# One down in Rabun County



## stickslinger76 (Sep 19, 2017)

Got this little guy while deer hunting Saturday evening. Around 125lbs. Barnett Raptor FX crossbow with Rage xbow broadheads. He was quartered towards me, arrow went in right behind front leg and you can see the exit. My first bear and first crossbow kill.


----------



## The mtn man (Sep 19, 2017)

Congratulations!!!!


----------



## Timberman (Sep 19, 2017)

Nice!


----------



## PappyHoel (Sep 19, 2017)

Nice get all you can.  Those things are worse than yotes on the fawns.


----------



## Joe Brandon (Sep 20, 2017)

Awesome man!!!!!!


----------



## Buckman18 (Sep 20, 2017)

Congratulations!!!


----------



## hoochman2 (Sep 20, 2017)

kill em all


----------



## tree cutter 08 (Sep 20, 2017)

Congrats!


----------



## Killer Kyle (Sep 20, 2017)

You shot it and gutted it at the same time! Killing two birds with one stone right there!

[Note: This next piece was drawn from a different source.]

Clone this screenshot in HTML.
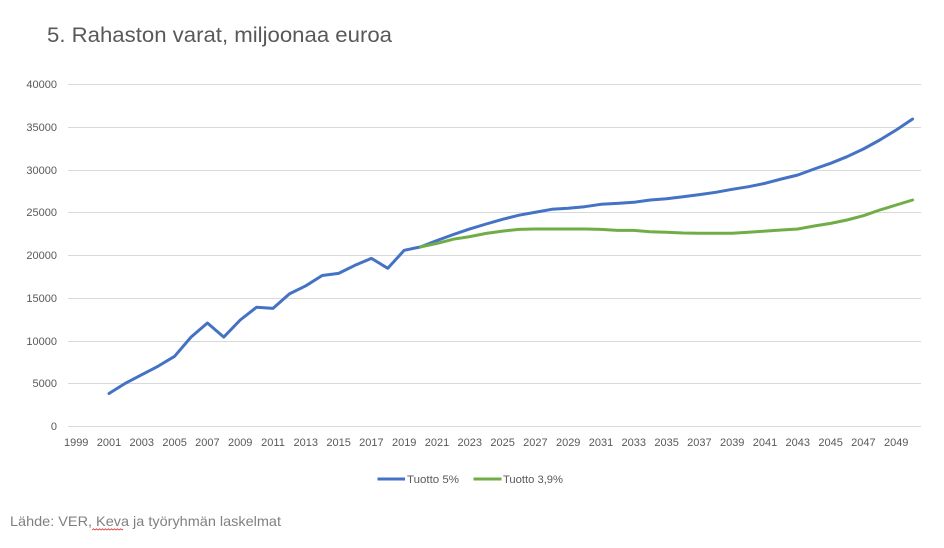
<!DOCTYPE html>
<html>
<head>
<meta charset="utf-8">
<style>
html,body{margin:0;padding:0;background:#fff;}
svg{display:block;}
text{font-family:"Liberation Sans",sans-serif;fill:#595959;}
</style>
</head>
<body>
<svg width="944" height="548" viewBox="0 0 944 548" xmlns="http://www.w3.org/2000/svg">
<rect width="944" height="548" fill="#fff"/>
<text x="47" y="42" font-size="21" textLength="345" lengthAdjust="spacingAndGlyphs">5. Rahaston varat, miljoonaa euroa</text>
<g stroke="#d9d9d9" stroke-width="1">
<line x1="68" y1="84.5" x2="921" y2="84.5"/>
<line x1="68" y1="127.5" x2="921" y2="127.5"/>
<line x1="68" y1="170.5" x2="921" y2="170.5"/>
<line x1="68" y1="212.5" x2="921" y2="212.5"/>
<line x1="68" y1="255.5" x2="921" y2="255.5"/>
<line x1="68" y1="298.5" x2="921" y2="298.5"/>
<line x1="68" y1="341.5" x2="921" y2="341.5"/>
<line x1="68" y1="383.5" x2="921" y2="383.5"/>
<line x1="68" y1="426.5" x2="921" y2="426.5"/>
</g>
<g font-size="11" text-anchor="end">
<text x="57" y="88">40000</text>
<text x="57" y="131">35000</text>
<text x="57" y="174">30000</text>
<text x="57" y="216">25000</text>
<text x="57" y="259">20000</text>
<text x="57" y="302">15000</text>
<text x="57" y="345">10000</text>
<text x="57" y="387">5000</text>
<text x="57" y="430">0</text>
</g>
<g font-size="11" text-anchor="middle">
<text x="76.2" y="446">1999</text>
<text x="109" y="446">2001</text>
<text x="141.8" y="446">2003</text>
<text x="174.6" y="446">2005</text>
<text x="207.4" y="446">2007</text>
<text x="240.2" y="446">2009</text>
<text x="273" y="446">2011</text>
<text x="305.8" y="446">2013</text>
<text x="338.6" y="446">2015</text>
<text x="371.4" y="446">2017</text>
<text x="404.2" y="446">2019</text>
<text x="437" y="446">2021</text>
<text x="469.8" y="446">2023</text>
<text x="502.6" y="446">2025</text>
<text x="535.4" y="446">2027</text>
<text x="568.2" y="446">2029</text>
<text x="601" y="446">2031</text>
<text x="633.8" y="446">2033</text>
<text x="666.6" y="446">2035</text>
<text x="699.4" y="446">2037</text>
<text x="732.2" y="446">2039</text>
<text x="765" y="446">2041</text>
<text x="797.8" y="446">2043</text>
<text x="830.6" y="446">2045</text>
<text x="863.4" y="446">2047</text>
<text x="896.2" y="446">2049</text>
</g>
<polyline fill="none" stroke="#4472C4" stroke-width="3" stroke-linejoin="round" stroke-linecap="round"
points="109,393.5 125.4,383.25 141.8,374.7 158.2,366.15 174.6,356.3 191,337.1 207.4,323 223.8,337.1 240.2,320 256.6,307.2 273,308.4 289.4,293.9 305.8,285.8 322.2,275.5 338.6,273.4 355,265.3 371.4,258.4 387.8,268.3 404.2,250.3 420.6,246.9 437,240.5 453.4,234.5 469.8,228.9 486.2,224 502.6,219.3 519,215.2 535.4,212.25 551.8,209.3 568.2,208.3 584.6,206.7 601,204.3 617.4,203.4 633.8,202.3 650.2,200 666.6,198.7 683,196.7 699.4,194.6 715.8,192.3 732.2,189.3 748.6,186.7 765,183.35 781.4,179 797.8,175 814.2,169 830.6,163.3 847,156.7 863.4,149 879.8,140 896.2,130 912.6,119.05"/>
<polyline fill="none" stroke="#70AD47" stroke-width="3" stroke-linejoin="round" stroke-linecap="round"
points="420.6,246.9 437,243.4 453.4,239.2 469.8,236.6 486.2,233.4 502.6,231.1 519,229.35 535.4,229 551.8,229 568.2,229 584.6,229 601,229.35 617.4,230.4 633.8,230.4 650.2,231.7 666.6,232.3 683,233 699.4,233.3 715.8,233.3 732.2,233.3 748.6,232.3 765,231.1 781.4,230 797.8,229 814.2,226 830.6,223.4 847,220 863.4,215.7 879.8,210 896.2,205 912.6,200"/>
<line x1="377.5" y1="479" x2="405" y2="479" stroke="#4472C4" stroke-width="3"/>
<text x="407" y="483" font-size="11" textLength="52" lengthAdjust="spacingAndGlyphs">Tuotto 5%</text>
<line x1="473.5" y1="479" x2="501.5" y2="479" stroke="#70AD47" stroke-width="3"/>
<text x="503" y="483" font-size="11" textLength="60" lengthAdjust="spacingAndGlyphs">Tuotto 3,9%</text>
<text x="10" y="526" font-size="14" fill="#808080" style="fill:#808080" textLength="271" lengthAdjust="spacingAndGlyphs">Lähde: VER, Keva ja työryhmän laskelmat</text>
<polyline fill="none" stroke="#e03030" stroke-width="0.8" points="92,530 93.5,528.8 95,530 96.5,528.8 98,530 99.5,528.8 101,530 102.5,528.8 104,530 105.5,528.8 107,530 108.5,528.8 110,530 111.5,528.8 113,530 114.5,528.8 116,530 117.5,528.8 119,530 120.5,528.8 122,530 123,529"/>
</svg>
</body>
</html>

Congrats man!


----------



## Rabun (Sep 22, 2017)

Nice job!  I've got a couple that frequent our area in rabun that need to be culled out.  Congrats!


----------



## CornStalker (Sep 23, 2017)

Nice harvest!!


----------



## bfriendly (Sep 30, 2017)

Well done sir!! Slice and dice action right there!


----------